The complexity of addiction prevention and treatment, socioeconomic inequalities, and the stigmatization of drug use make the opioid crisis difficult to solve. The severity of the epidemic led many jurisdictions to adopt once-controversial harm reduction approaches aimed at reducing the stigma and negative impacts of drug use, including supervised consumption sites (SCS). SCSs are proven to be cost-effective, lifesaving, and crime-reducing, but often face intense political and public opposition due to misperceptions that they encourage drug use and cause crime in surrounding communities. Although many harm reduction approaches have gained acceptance, SCSs remain controversial and legally precarious.

This Note discusses the legal landscape around SCSs and the viability of local implementation of SCSs under current Georgia law. Although Georgia has shown openness to harm reduction at the state level in recent years, political and public opposition may present a significant challenge to state authorization of SCSs.

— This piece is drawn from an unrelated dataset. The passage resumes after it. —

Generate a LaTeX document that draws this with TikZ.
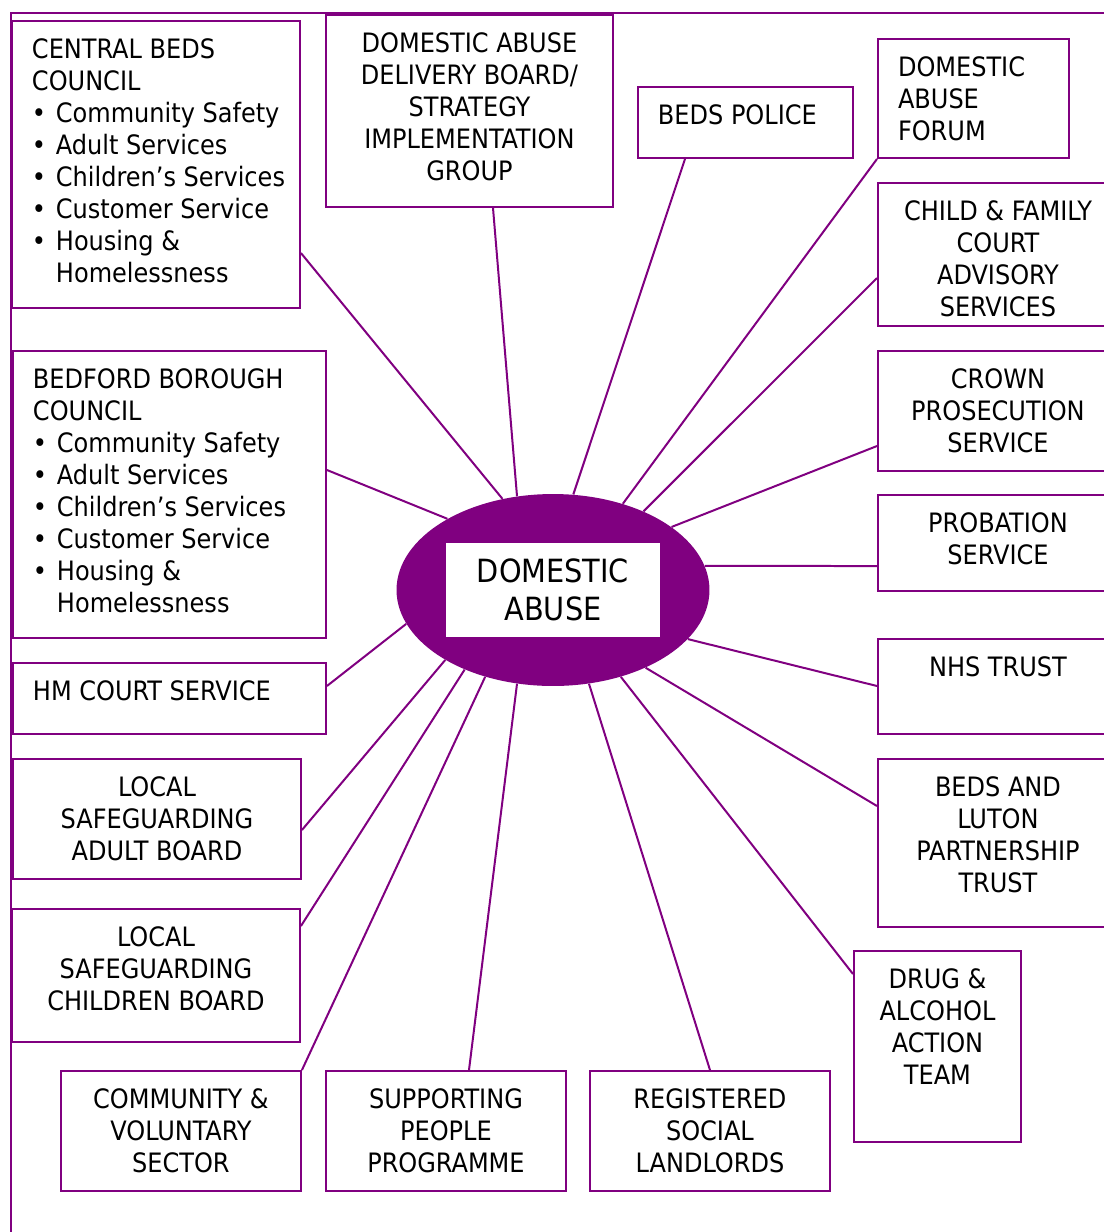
\documentclass[tikz,border=0pt]{standalone}
\usepackage{fontspec}
\setmainfont{DejaVu Sans Condensed}
\usetikzlibrary{shapes.geometric}
\definecolor{dapurple}{RGB}{128,0,128}
\newcommand{\orgfont}{\fontsize{15.2pt}{18.2pt}\selectfont}
\newcommand{\corefont}{\fontsize{18.2pt}{21.6pt}\selectfont}
% box text: width, height, text (top aligned)
\newcommand{\orgbody}[3]{\parbox[c][#2][t]{#1}{\vspace*{0.36cm}#3}}
\newcommand{\lefttext}{\raggedright\leftskip=0.4cm\relax}
\newcommand{\bitem}[1]{\par\hangindent=0.48cm\noindent\makebox[0.48cm][l]{\textbullet}#1}
\tikzset{org/.style={draw=dapurple,line width=0.04cm,anchor=north west,inner sep=0pt,font=\orgfont},
  link/.style={draw=dapurple,line width=0.04cm}}

\begin{document}
\begin{tikzpicture}[x=0.02cm,y=-0.02cm]
\useasboundingbox (0,0) rectangle (1104,1232);
\draw[link] (11,1232) -- (11,13) -- (1104,13);

% centre
\node[ellipse,fill=dapurple,minimum width=6.26cm,minimum height=3.84cm,inner sep=0pt] (ell) at (553,590) {};
\node[fill=white,minimum width=4.28cm,minimum height=1.88cm,inner sep=0pt,align=center,font=\corefont] (core) at (553,590) {DOMESTIC\\ABUSE};

% left column
\node[org] (cb) at (11,20) {\orgbody{5.76cm}{5.74cm}{\lefttext CENTRAL BEDS\\COUNCIL\bitem{Community Safety}\bitem{Adult Services}\bitem{Children’s Services}\bitem{Customer Service}\bitem{Housing \&\newline Homelessness}}};
\node[org] (bbc) at (12,350) {\orgbody{6.26cm}{5.74cm}{\lefttext BEDFORD BOROUGH\\COUNCIL\bitem{Community Safety}\bitem{Adult Services}\bitem{Children’s Services}\bitem{Customer Service}\bitem{Housing \&\newline Homelessness}}};
\node[org] (hmcs) at (12,662) {\orgbody{6.26cm}{1.42cm}{\lefttext HM COURT SERVICE}};
\node[org] (lsab) at (12,758) {\orgbody{5.76cm}{2.4cm}{\centering LOCAL\\SAFEGUARDING\\ADULT BOARD}};
\node[org] (lscb) at (11,908) {\orgbody{5.76cm}{2.66cm}{\centering LOCAL\\SAFEGUARDING\\CHILDREN BOARD}};

% top and bottom rows
\node[org] (dab) at (325,14) {\orgbody{5.74cm}{3.84cm}{\centering DOMESTIC ABUSE\\DELIVERY BOARD/\\STRATEGY\\IMPLEMENTATION\\GROUP}};
\node[org] (police) at (637,86) {\orgbody{4.3cm}{1.42cm}{\lefttext BEDS POLICE}};
\node[org] (cvs) at (60,1070) {\orgbody{4.8cm}{2.4cm}{\centering COMMUNITY \&\\VOLUNTARY\\SECTOR}};
\node[org] (spp) at (325,1070) {\orgbody{4.8cm}{2.4cm}{\centering SUPPORTING\\PEOPLE\\PROGRAMME}};
\node[org] (rsl) at (589,1070) {\orgbody{4.8cm}{2.4cm}{\centering REGISTERED\\SOCIAL\\LANDLORDS}};

% right column
\node[org] (forum) at (877,38) {\orgbody{3.82cm}{2.38cm}{\lefttext DOMESTIC\\ABUSE\\FORUM}};
\node[org] (cafcass) at (877,182) {\orgbody{4.8cm}{2.86cm}{\centering CHILD \& FAMILY\\COURT\\ADVISORY\\SERVICES}};
\node[org] (cps) at (877,350) {\orgbody{4.8cm}{2.4cm}{\centering CROWN\\PROSECUTION\\SERVICE}};
\node[org] (probation) at (877,494) {\orgbody{4.8cm}{1.92cm}{\centering PROBATION\\SERVICE}};
\node[org] (nhs) at (877,638) {\orgbody{4.8cm}{1.9cm}{\centering NHS TRUST}};
\node[org] (blpt) at (877,758) {\orgbody{4.8cm}{3.36cm}{\centering BEDS AND\\LUTON\\PARTNERSHIP\\TRUST}};
\node[org] (daat) at (853,950) {\orgbody{3.34cm}{3.82cm}{\centering DRUG \&\\ALCOHOL\\ACTION\\TEAM}};

% spokes
\draw[link] (cb.east |- 0,253) -- (ell.119);
\draw[link] (dab.south -| 493,0) -- (ell.111);
\draw[link] (police.south -| 685,0) -- (ell.78);
\draw[link] (forum.south west) -- (ell.51);
\draw[link] (cafcass.west |- 0,278) -- (ell.41);
\draw[link] (cps.west |- 0,446) -- (ell.28);
\draw[link] (probation.west |- 0,566) -- (ell.9);
\draw[link] (nhs.west |- 0,686) -- (ell.-20);
\draw[link] (blpt.west |- 0,806) -- (ell.-40);
\draw[link] (daat.west |- 0,974) -- (ell.-52);
\draw[link] (rsl.north) -- (ell.-69);
\draw[link] (spp.north -| 469,0) -- (ell.-111);
\draw[link] (cvs.north east) -- (ell.-128);
\draw[link] (lscb.east |- 0,926) -- (ell.-138);
\draw[link] (lsab.east |- 0,830) -- (ell.-147);
\draw[link] (hmcs.east |- 0,686) -- (ell.-167);
\draw[link] (bbc.east |- 0,470) -- (ell.146);
\end{tikzpicture}
\end{document}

However, Georgia’s home rule and public health authority law provides counties and municipalities with significant autonomy which may be used to authorize SCSs at the local level. Ultimately, SCSs likely face a rocky path forward in Georgia. However, localities in other states with more formidable legal barriers than Georgia’s have successfully moved forward with SCSs through a combination of local authorization and consensus building. It is the prerogative and duty of Georgia localities to protect the public health of their constituents, and SCS advocates should continue to pave the way by fighting stigma and educating partners.